"MORTAL ENGINES" — 3 stars — Hera Hilmar, Robert Sheehan, Hugo Weaving, Jihae; PG-13 (sequences of futuristic violence and action); in general release; running time: 128 minutes
There's nothing wrong with a movie that reminds you of other movies, but "Mortal Engines'" third-act stumbles almost ruin an otherwise fantastic big-screen ride.
Based on Philip Reeve's book, "Mortal Engines" is a postapocalyptic sci-fi fantasy set 1,000 years in the future. Long after catastrophic global warfare brought the end of 21st-century civilization as we know it, the survivors have gathered into two primary factions. The first lives in traditional static cities, hidden behind a massive protective wall. The second is a bit more … mobile.
Christian Rivers' film focuses mostly on the second faction, which lives outside the wall on a treacherous landscape dominated by "Predator Cities." The movie opens with an exciting chase where an otherwise normal village suddenly pops up on wheels and tries to escape from a massive city mounted on giant tank tracks. It sounds a little strange in print, but be assured, it looks impressive on the big screen.
Apparently this particular mobile city is what's left of London. Predator Cities are essentially giant scavengers, rolling around the wilderness scooping up smaller establishments like a kind of steampunk borg. As the residents quickly discover, resistance is indeed futile.
We meet the primary characters after the chase. Thaddeus Valentine (Hugo Weaving) isn't the No. 1 man on mobile London, but he seems to be running the show. He's also working on a mysterious project that may or may not be intended to help the city manage its energy issues.
Valentine's daughter Katherine (Leila George) works at London's history museum, where various scavenged bits and pieces commemorate the highs and lows of the past. Her co-worker Tom (Robert Sheehan) has put together a collection of ancient weapons technology he hopes to destroy in order to prevent a repeat of the 21st century's near-world-ending calamity, but the senior Valentine has other ends in mind.
The plot gets rolling — pun sort of intended — when one of London's new involuntary residents, seeking revenge for her murdered mother, tries to assassinate Valentine. Hester Shaw (Hera Hilmar) has been on the run most of her life and is currently being pursued by a kind of undead bounty hunter named Shrike (voiced by Stephen Lang).
Following the assassination attempt, Valentine dumps Tom and Hester off the city and the two are forced to forge a pensive friendship while trying to get back to London in time to stop a confrontation with the static settlements behind the wall.
All of this results in one of 2018's most impressive visual feats — mixing up the steampunk style with elements of "Mad Max" and even "Waterworld." The mythology gets a little muddled, and there are a few too many characters to keep track of, but that's not uncommon for movies adapted from novels.
The bigger problem comes from a third-act finale that would be a spectacular action climax if it didn't feel so derivative of a certain film set a long time ago in a galaxy far, far away. Visual nods and narrative hints are one thing, but sadly, "Mortal Engines" eventually crosses a line that smacks more of rip-off than tribute.

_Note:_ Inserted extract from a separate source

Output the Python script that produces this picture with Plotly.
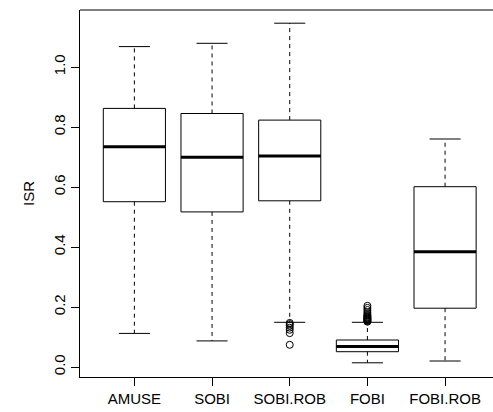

It's a real shame, because honestly, up until that point, this is the kind of world audiences will want to see turned into a multifilm franchise. The visuals are fantastic and the world building leaves plenty to explore. If "Mortal Engines" is by any chance successful enough to spawn a sequel, let's just hope the story does a better job of staying in its own lane.
According to Common Sense Media, while the language in "Mortal Engines" is mild, the film's sequences of sci-fi action violence contain "frequent gun use and shooting, plus explosions, stabbing and slicing."